None of the developers and publishers I interviewed is specifically designing any forthcoming games to appeal to Chinese consumers over all others. Dinsey notes that, as a publisher, Curve Digital signs “games that genuinely have appeal, as opposed to thinking that this game would appeal to this territory, or this game would appeal to this certain group.” Dinsey adds they're aware of the significance of the Chinese market, though “it’s not something the company is dependent on and it’s not something that the company will be totally guided by. But are we going to try to make the most of a fantastic growing territory? Of course we are. In that case, we’re no different to any other company in the games market. We want to sell games to everybody everywhere.”
It seems that British developers and publishers in general are toe-dipping in the Chinese market, rather than conquering it. That said, all are now seriously considering which games might appeal to the territory: Eddie Beardsmore at Coatsink told me that the company’s forthcoming game Phogs might work well over there: “[It’s] not very story-orientated, it’s more like cutesy characters, which I guess is more internationally appealing. If I was going to pick one of our titles, that would certainly be the one I’d use to test the waters over there.”
Eddie reckons that Phogs might work well in China.
And the market for British-made games in China looks set to grow. Lily at Testronic reckons China is gradually becoming more receptive to western games — and, conversely, Chinese developers are increasingly targeting the West: “Recently I have attended events in China where the theme is about educating developers about launching their games into the western market. With Chinese developers becoming more accustomed to western styles, they will then incorporate this into the games they launch into China, which might make it easier for western companies to be successful in this part of the world. So, I would say, the culture is becoming more westernised and developers are more open to the west, as well as seeing the benefit of letting the west in.”
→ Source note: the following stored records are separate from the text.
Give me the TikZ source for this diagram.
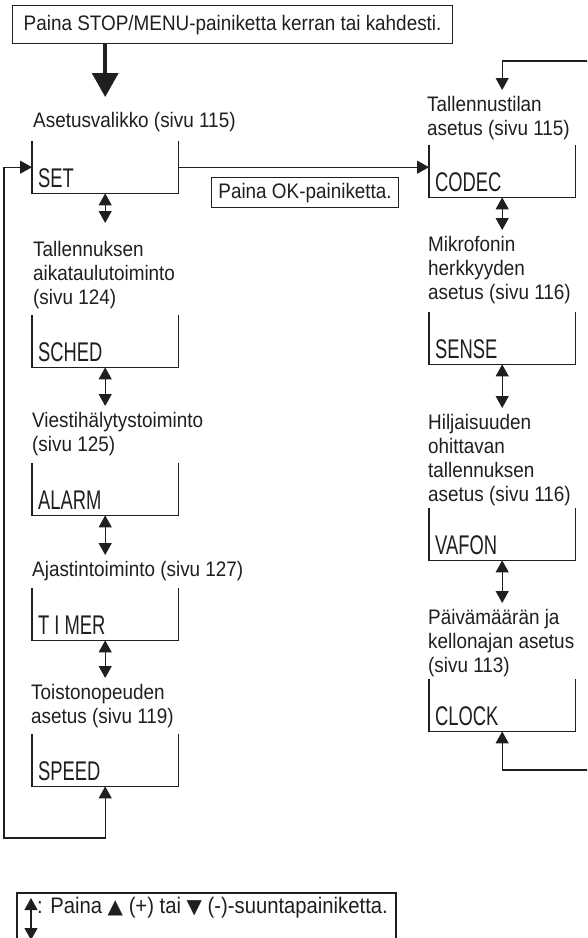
\documentclass[tikz,border=0pt]{standalone}
\usepackage{fontspec}
\setmainfont{Liberation Sans}[FakeStretch=0.9]
\newfontfamily\lcdfont{Liberation Sans}[FakeStretch=0.68]
\newfontfamily\symfont{DejaVu Sans}
\usetikzlibrary{arrows.meta,calc}

\colorlet{ink}{black!88}
\tikzset{
  line/.style={draw=ink, line width=1.2pt},
  menu/.style={anchor=north west, inner xsep=6pt, inner ysep=0pt, text width=134pt,
    align=left, text height=46pt, text depth=6pt, text=ink,
    font=\lcdfont\fontsize{27}{30}\selectfont},
  caption/.style={anchor=north west, inner xsep=0pt, inner ysep=6pt, align=left,
    text=ink, font=\fontsize{21}{24}\selectfont},
  note/.style={line, anchor=north west, inner sep=0pt, text=ink,
    font=\fontsize{21}{24}\selectfont},
  tip/.tip={Triangle[width=13pt,length=12pt]},
  updown/.style={line, fill=none, {tip}-{tip}, ink},
  toarrow/.style={line, -{tip}, ink},
}

\begin{document}
\begin{tikzpicture}[x=1pt, y=-1pt]
\useasboundingbox (0,0) rectangle (587,938);
\clip (0,0) rectangle (587,938);

\node[note, minimum width=440pt, minimum height=38pt] (start) at (12,5)
  {Paina STOP/MENU-painiketta kerran tai kahdesti.};

% left column
\node[caption] (setcap) at (33,106) {Asetusvalikko (sivu 115)};
\node[menu] (set) at (32,141) {SET};
\node[caption] (schedcap) at (33,235) {Tallennuksen\\aikataulutoiminto\\(sivu 124)};
\node[menu] (sched) at (32,315) {SCHED};
\node[caption] (alarmcap) at (32,406) {Viestihälytystoiminto\\(sivu 125)};
\node[menu] (alarm) at (32,463) {ALARM};
\node[caption] (timercap) at (32,555) {Ajastintoiminto (sivu 127)};
\node[menu] (timer) at (32,588) {T\kern5pt I\kern5pt MER};
\node[caption] (speedcap) at (31,678) {Toistonopeuden\\asetus (sivu 119)};
\node[menu] (speed) at (32,734) {SPEED};

% right column
\node[caption] (codeccap) at (427,90) {Tallennustilan\\asetus (sivu 115)};
\node[menu] (codec) at (429,145) {CODEC};
\node[caption] (sensecap) at (428,230) {Mikrofonin\\herkkyyden\\asetus (sivu 116)};
\node[menu] (sense) at (429,312) {SENSE};
\node[caption] (vafoncap) at (428,408) {Hiljaisuuden\\ohittavan\\tallennuksen\\asetus (sivu 116)};
\node[menu] (vafon) at (429,508) {VAFON};
\node[caption] (clockcap) at (428,603) {Päivämäärän ja\\kellonajan asetus\\(sivu 113)};
\node[menu] (clock) at (429,679) {CLOCK};

\node[note, minimum width=187pt, minimum height=30pt] (okbtn) at (211,177) {Paina OK-painiketta.};

% open-topped frames round the menu items
\foreach \b in {set,sched,alarm,timer,speed,codec,sense,vafon,clock}
  \draw[line] (\b.north west) |- (\b.south east) -- (\b.north east);

\draw[ink, line width=3.5pt, -{Triangle[width=26pt,length=24pt]}, shorten >=9pt]
  (start.south -| set.south) -- (setcap.north -| set.south);

\draw[updown, shorten >=12pt] (set.south) -- (schedcap.north -| set.south);
\draw[updown] (sched.south) -- (alarmcap.north -| sched.south);
\draw[updown] (alarm.south) -- (timercap.north -| alarm.south);
\draw[updown] (timer.south) -- (speedcap.north -| timer.south);

\draw[updown] (codec.south) -- (sensecap.north -| codec.south);
\draw[updown] (sense.south) -- (vafoncap.north -| sense.south);
\draw[updown] (vafon.south) -- (clockcap.north -| vafon.south);

\draw[toarrow] (set.east) -- (set.east -| codec.west);

% wrap-around loops
\coordinate (loopL) at (4,838);
\draw[updown] (speed.south) |- (loopL) |- (set.west);
\coordinate (loopRb) at (610,770);
\coordinate (loopRt) at (610,61);
\draw[updown] (clock.south) |- (loopRb) -- (loopRt) -| (codeccap.north -| codec.south);

% key
\node[anchor=base west, inner sep=0pt, text=ink, font=\fontsize{22.5}{24}\selectfont] (key) at (37,913)
  {: Paina {\symfont\fontsize{20}{20}\selectfont ▲} (+) tai {\symfont\fontsize{20}{20}\selectfont ▼} (-)-suuntapainiketta.};
\draw[line] (17,960) |- (396,893) -- (396,960);
\draw[updown] (31,898) -- (31,940);
\end{tikzpicture}
\end{document}
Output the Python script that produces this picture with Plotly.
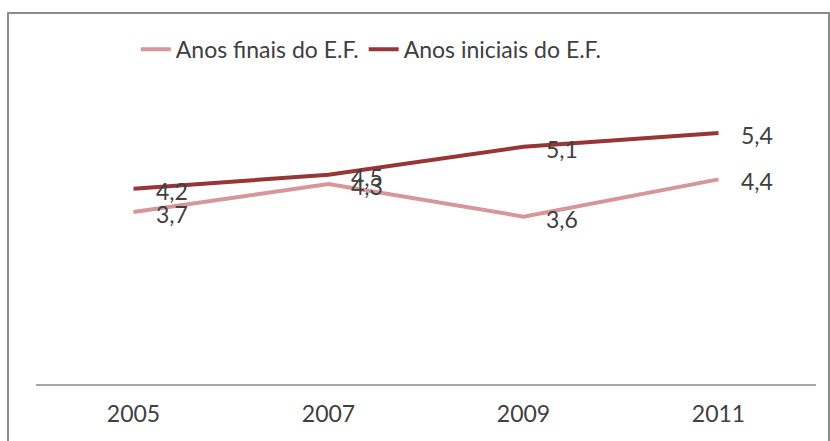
import plotly.graph_objects as go

# IDEB results by school stage
anos = ["2005", "2007", "2009", "2011"]
anos_finais = [3.7, 4.3, 3.6, 4.4]
anos_iniciais = [4.2, 4.5, 5.1, 5.4]

nome_finais = "Anos finais do E.F."
nome_iniciais = "Anos iniciais do E.F."

cor_finais = "#d6969a"
cor_iniciais = "#983537"
cor_texto = "#404040"
fonte = "Lato"

fig = go.Figure()
fig.add_trace(go.Scatter(x=anos, y=anos_finais, name=nome_finais, mode="lines",
                         line=dict(color=cor_finais, width=4)))
fig.add_trace(go.Scatter(x=anos, y=anos_iniciais, name=nome_iniciais, mode="lines",
                         line=dict(color=cor_iniciais, width=4)))


def rotulo(v):
    return f"{v:.1f}".replace(".", ",")


# value labels to the right of each point (x given as category index)
anotacoes = []
for serie in (anos_finais, anos_iniciais):
    for i, v in enumerate(serie):
        anotacoes.append(dict(x=i, y=v, xref="x", yref="y", text=rotulo(v),
                              showarrow=False, xanchor="left", yanchor="middle",
                              xshift=20, yshift=-2,
                              font=dict(family=fonte, size=23, color=cor_texto)))

fig.update_layout(
    width=830, height=441,
    margin=dict(l=36, r=14, t=105, b=57),
    paper_bgcolor="white", plot_bgcolor="white",
    font=dict(family=fonte, size=23, color=cor_texto),
    showlegend=True,
    legend=dict(orientation="h", x=0.128, xanchor="left", y=1.20, yanchor="middle",
                font=dict(family=fonte, size=23, color=cor_texto),
                bgcolor="rgba(0,0,0,0)", traceorder="normal"),
    xaxis=dict(type="category", range=[-0.5, 3.5], showgrid=False, zeroline=False,
               showline=True, linecolor="#a6a6a6", linewidth=2, ticks="",
               ticklabelstandoff=8,
               tickfont=dict(family=fonte, size=23, color=cor_texto)),
    yaxis=dict(range=[0, 6], visible=False, showgrid=False, zeroline=False),
    annotations=anotacoes,
    shapes=[dict(type="rect", xref="paper", yref="paper",
                 x0=-0.0359, x1=1.0167, y0=-0.35, y1=1.3297,
                 line=dict(color="#8c8c8c", width=2), fillcolor="rgba(0,0,0,0)",
                 layer="below")],
)

fig.write_html("out.html")
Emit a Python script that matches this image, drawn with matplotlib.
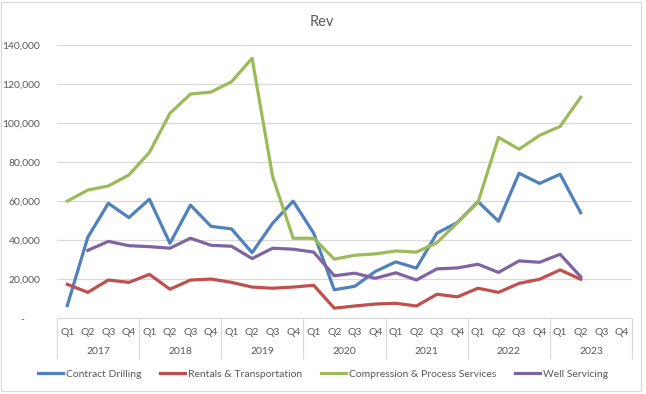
import matplotlib.pyplot as plt
import numpy as np
from matplotlib.patches import Rectangle
from matplotlib.ticker import FuncFormatter

plt.rcParams['font.family'] = ['Lato', 'DejaVu Sans']

years = ['2017', '2018', '2019', '2020', '2021', '2022', '2023']
quarters = ['Q1', 'Q2', 'Q3', 'Q4']

# quarterly revenue, Q1 2017 .. Q2 2023
contract_drilling = [6500, 41500, 58900, 51600, 61000, 38400, 58000, 47100, 45800, 33600,
                     48700, 60000, 43600, 14600, 16400, 24000, 28900, 25700, 43600, 49100,
                     59800, 49700, 74300, 69100, 73800, 54100]
rentals = [17400, 13300, 19600, 18400, 22500, 14900, 19600, 20100, 18400, 16000,
           15400, 16000, 16900, 5200, 6300, 7300, 7700, 6300, 12300, 11000,
           15400, 13300, 17900, 20000, 24800, 20000]
compression = [60000, 65700, 67800, 73400, 85000, 105000, 114900, 115900, 121200, 133200,
               72600, 41000, 41000, 30300, 32300, 33000, 34500, 33900, 38700, 49000,
               59400, 92700, 86600, 93700, 98300, 113200]
well_servicing = [np.nan, 34800, 39400, 37200, 36700, 35900, 41000, 37400, 36900, 30600,
                  35900, 35400, 33900, 21800, 23100, 20500, 23300, 19600, 25300, 25800,
                  27700, 23500, 29400, 28700, 32800, 21300]

series = [
    ('Contract Drilling', contract_drilling, '#4F81BD'),
    ('Rentals & Transportation', rentals, '#C0504D'),
    ('Compression & Process Services', compression, '#9BBB59'),
    ('Well Servicing', well_servicing, '#8064A2'),
]

grey = '#595959'
light = '#D9D9D9'
n_cat = len(years) * len(quarters)

fig = plt.figure(figsize=(6.46, 3.94), dpi=100)
ax = fig.add_axes([57 / 646, 1 - 318.3 / 394, 575 / 646, 273.3 / 394])

x = np.arange(len(contract_drilling))
for name, vals, col in series:
    ax.plot(x, vals, color=col, lw=2.3, label=name, solid_joinstyle='round')

ax.set_xlim(-0.5, n_cat - 0.5)
ax.set_ylim(0, 140000)
ax.set_yticks(np.arange(0, 140001, 20000))
ax.yaxis.set_major_formatter(FuncFormatter(lambda v, p: '-      ' if v == 0 else f'{v:,.0f}'))
ax.grid(axis='y', color=light, lw=0.9)
ax.set_axisbelow(True)
for s in ['top', 'right', 'left']:
    ax.spines[s].set_visible(False)
ax.spines['bottom'].set_color(light)
ax.tick_params(axis='y', length=0, pad=12, labelsize=7.5, labelcolor=grey)

# two-level category axis
ax.set_xticks(np.arange(n_cat))
ax.set_xticklabels(quarters * len(years))
ax.tick_params(axis='x', length=0, pad=7, labelsize=7.5, labelcolor=grey)
tr = ax.get_xaxis_transform()
ax.vlines(np.arange(0, n_cat + 1, 4) - 0.5, -0.15, 0, transform=tr,
          color=light, lw=0.9, clip_on=False)
for k, yr in enumerate(years):
    ax.text(4 * k + 1.5, -0.122, yr, transform=tr, ha='center', va='center',
            fontsize=7.5, color=grey)

fig.text(0.498, 1 - 22.5 / 394, 'Rev', ha='center', va='center', fontsize=10.5, color=grey)
fig.legend(loc='center', bbox_to_anchor=(0.5, 1 - 374 / 394), ncol=4, frameon=False,
           fontsize=7.5, labelcolor=grey, handlelength=2.4, columnspacing=1.8,
           handletextpad=0.3)

fig.patches.append(Rectangle((1 / 646, 3 / 394), 640 / 646, 389 / 394,
                             transform=fig.transFigure, fill=False, ec=light, lw=0.9))

fig.savefig('out.png', dpi=100)
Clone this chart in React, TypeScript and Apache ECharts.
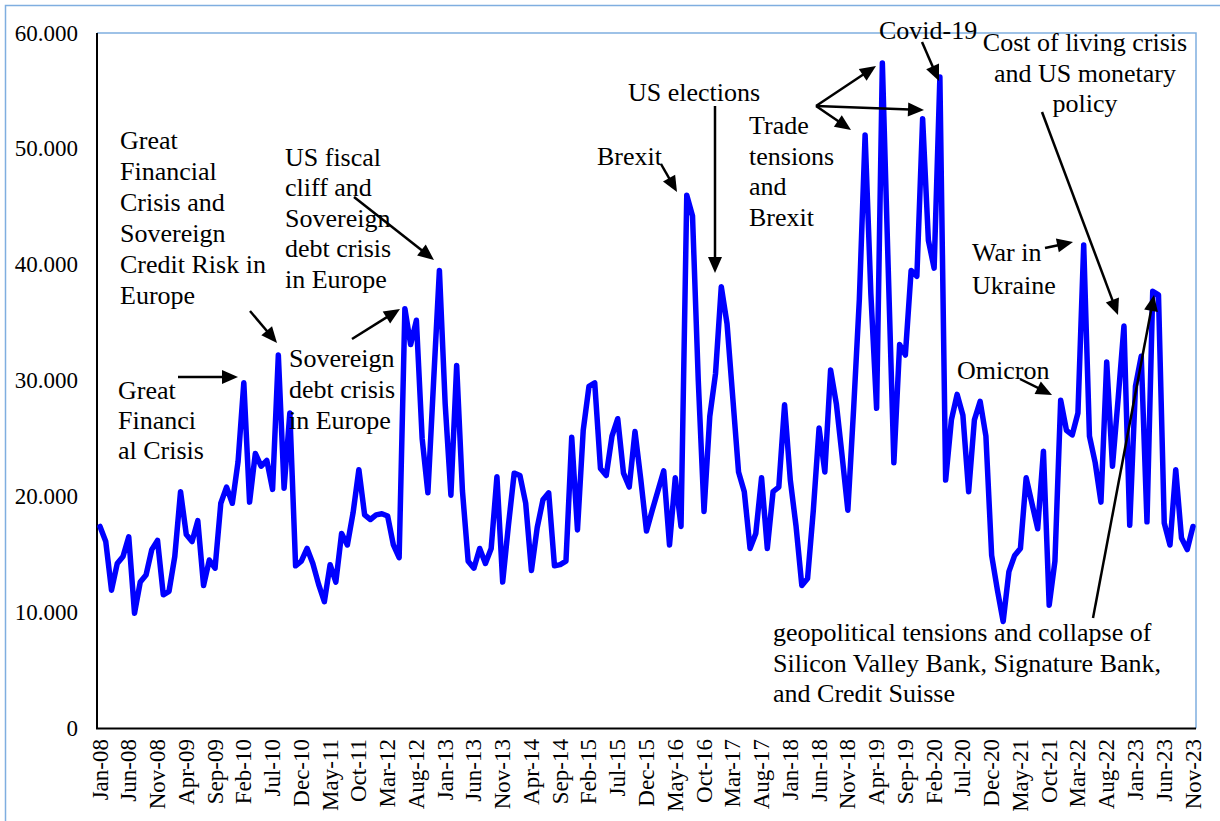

One major factor could undermine the reality this article represents, and have an enormous impact on the ability of British developers to find success in the Chinese market — the precarious status of Steam in China. The Chinese government blocked access to the Steam Community last December, although currently the Store remains accessible. And in June, Valve announced the forthcoming launch of Steam China in partnership with Chinese company Perfect World, featuring what is likely to be a “carefully curated line-up of games” — in other words, the polar opposite of the gaming wild west that vanilla Steam has become. Will the launch of Steam China finally see the Chinese government ban the ‘original’ Steam for good? If so, Steam will no longer be an easy shortcut for Western publishers to reach the Chinese market — instead they’ll have to run China’s arduous publishing gamut and play by rules that, politely speaking, will not be to their taste or benefit.